Folha de S. Paulo
Defensor de ampla revisão dos acordos de delação premiada, o ministro Marco Aurélio, do STF (Supremo Tribunal Federal), afirmou que o caso de Joesley Batista, um dos donos da JBS, é emblemático porque ele foi apontado pelo próprio Ministério Público Federal como líder de organização criminosa e recebeu o benefício de não ser denunciado, apesar de confessar crimes.
A declaração foi feita nesta quinta (29) durante o julgamento sobre os limites da homologação de um acordo de colaboração, pautado justamente por causa dos benefícios concedidos aos executivos da JBS. Marco Aurélio foi vencido, e os ministros barraram a tentativa de aumentar o alcance para revisar as delações.
A lei que baliza a colaboração premiada permite que o Ministério Público deixe de oferecer denúncia em duas situações: se o delator não for o líder da organização criminosa e se for o primeiro do esquema a fechar acordo.
Mas procuradores da PRR-3 (Procuradoria Regional da República da 3ª Região), em São Paulo, de fato escreveram que Joesley liderou esquema de corrupção.
Em 5 de junho, ao oferecer denúncia contra o procurador Ângelo Villela e o advogado Willer Tomaz, os investigadores afirmaram, em nota de rodapé, que o empresário e o diretor jurídico da JBS, Francisco de Assis, "a despeito de figuraram [sic] como líderes da organização criminosa que capitaneava o grupo J&F, não serão denunciados nos presentes autos por força dos acordos de colaboração premiada firmados com a Procuradoria-Geral da República e homologados no Supremo Tribunal Federal)".
Durante o julgamento desta quinta, Marco Aurélio destacou que "o mesmo Ministério Público que fez o acordo afirmou em denúncia formalizada e subscrita por três procuradores regionais" que o delator é líder da organização criminosa.
"Quanto à liderança da organização criminosa teremos um obstáculo", afirmou.
"O que se pretende, na voz do relator, com essa homologação?

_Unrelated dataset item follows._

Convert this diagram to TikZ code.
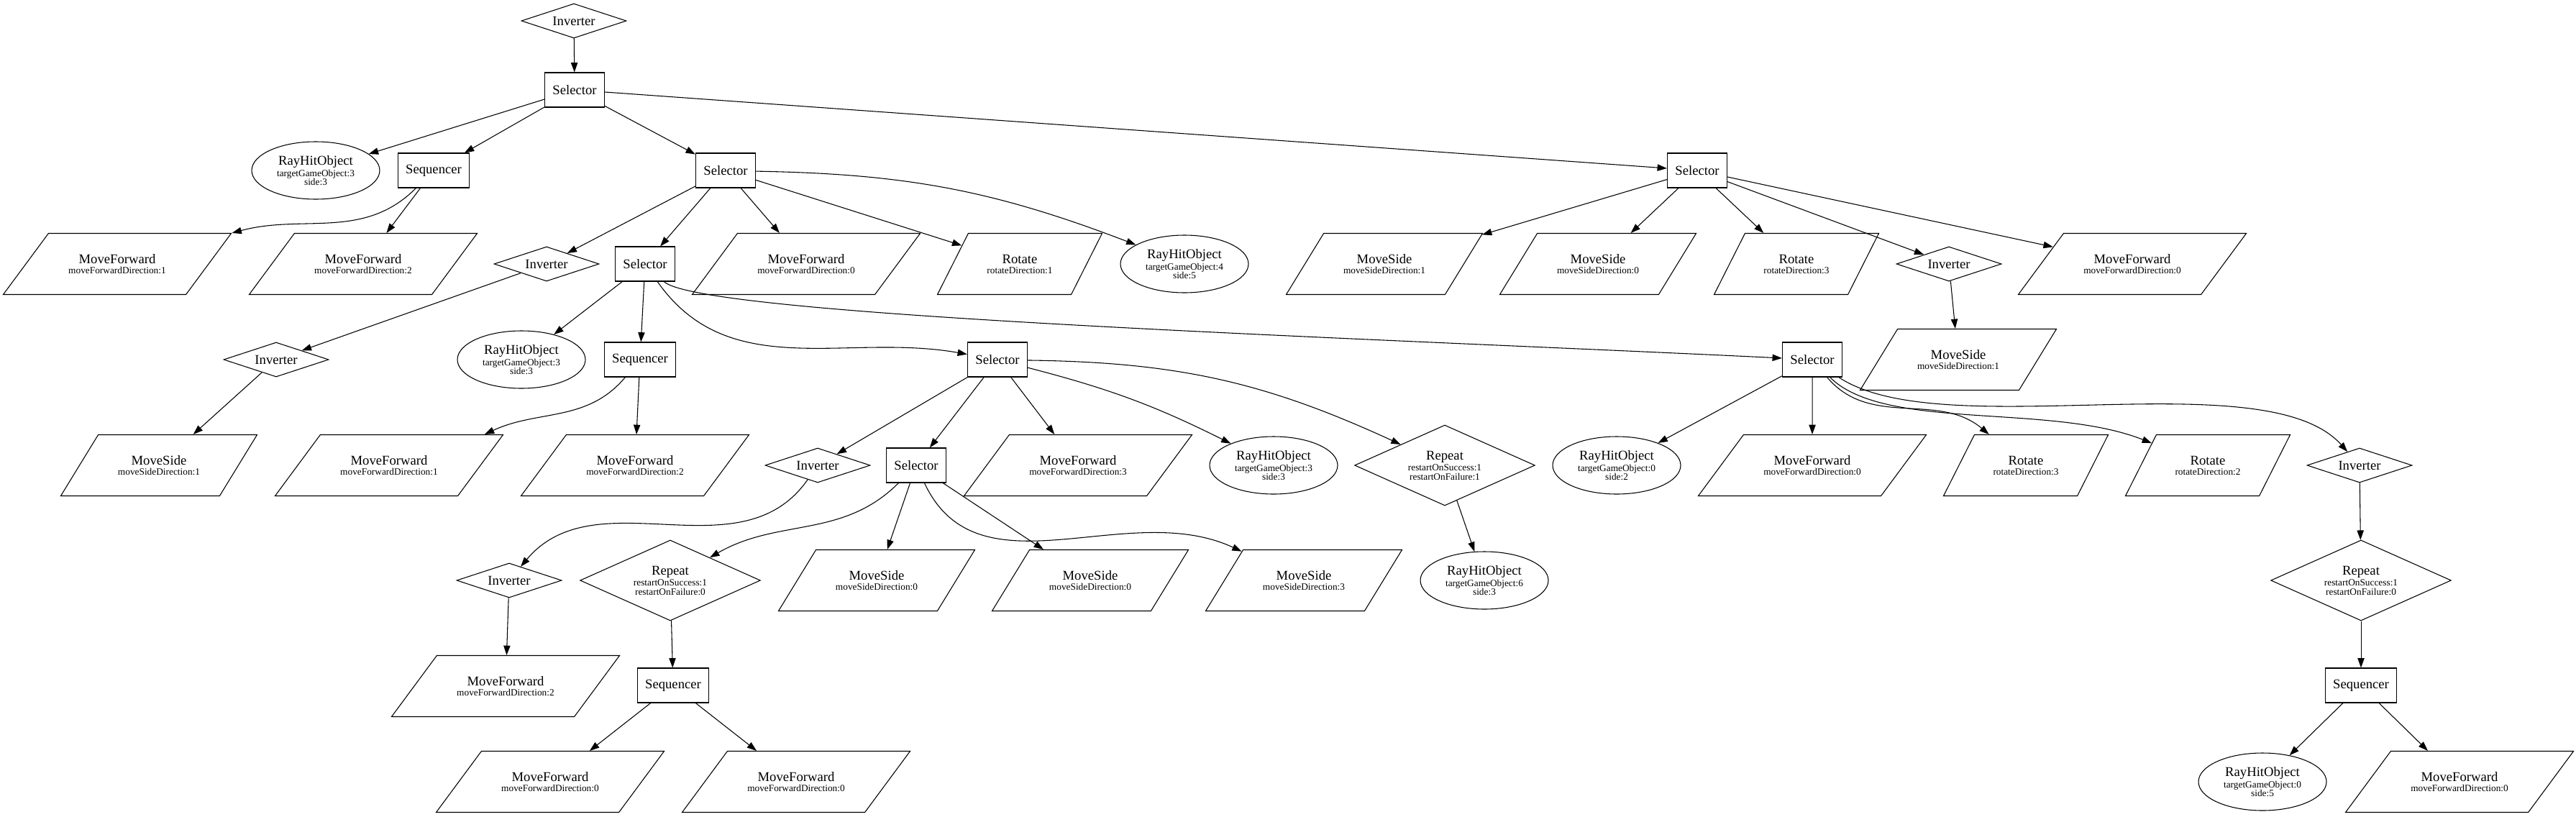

Que venhamos dar um endosso -só se for no campo moral- à postura do procurador-geral da República, que combinou com o delator não propor a ação penal. Essa é uma premissa que me leva a não homologar."
Depois da sessão, o procurador-geral da República, Rodrigo Janot, foi questionado sobre o assunto e desautorizou o comentário feito pelos procuradores regionais na denúncia.
"Especificamente quanto a isso, a investigação da organização criminosa é de competência do Supremo Tribunal Federal e de atribuição do procurador-geral da República. É no âmbito do Supremo que se apurará a existência, a extensão e a liderança da organização criminosa", disse Janot.
"O que se fez em São Paulo foi uma nota de rodapé, em que se afirmou indevidamente este fato. O juízo que foi feito para que fizéssemos o acordo foi justamente o oposto, que eles não são líderes de organização criminosa", afirmou.
DENUNCIADOS
Joesley citou o envolvimento de Ângelo Villela Willer Tomaz em esquema de corrupção para receber informações sobre a operação Greenfield, que apura fraudes em fundos de pensão e atingiu negócios do grupo do empresário.
Segundo ele, Villela foi "infiltrado" na força-tarefa da Greenfield para extrair dados da investigação.
Joesley disse que contratou o escritório de Tomaz por R$ 8 milhões, sendo R$ 4 milhões de pagamento inicial e mais R$ 4 milhões após o arquivamento do caso. Por sua vez, Tomaz, segundo o delator, dava uma "ajuda de custo" de R$ 50 mil para Vilella em troca de informações.
Villela e Tomaz foram presos em 18 de maio, na operação Patmos, cujas investigações atingiram o presidente Michel Temer e o senador Aécio Neves (PSDB-MG).
Ângelo Villela foi denunciado pelos crimes de corrupção passiva, violação de sigilo funcional qualificada e obstrução da investigação de organização criminosa.
Willer Tomaz foi acusado pelos crimes de corrupção ativa, violação de sigilo e obstrução da investigação de organização criminosa.
A denúncia tramita no Tribunal Regional Federal da 3a Região, pois, como procurador, Villela tem prerrogativa de foro por função.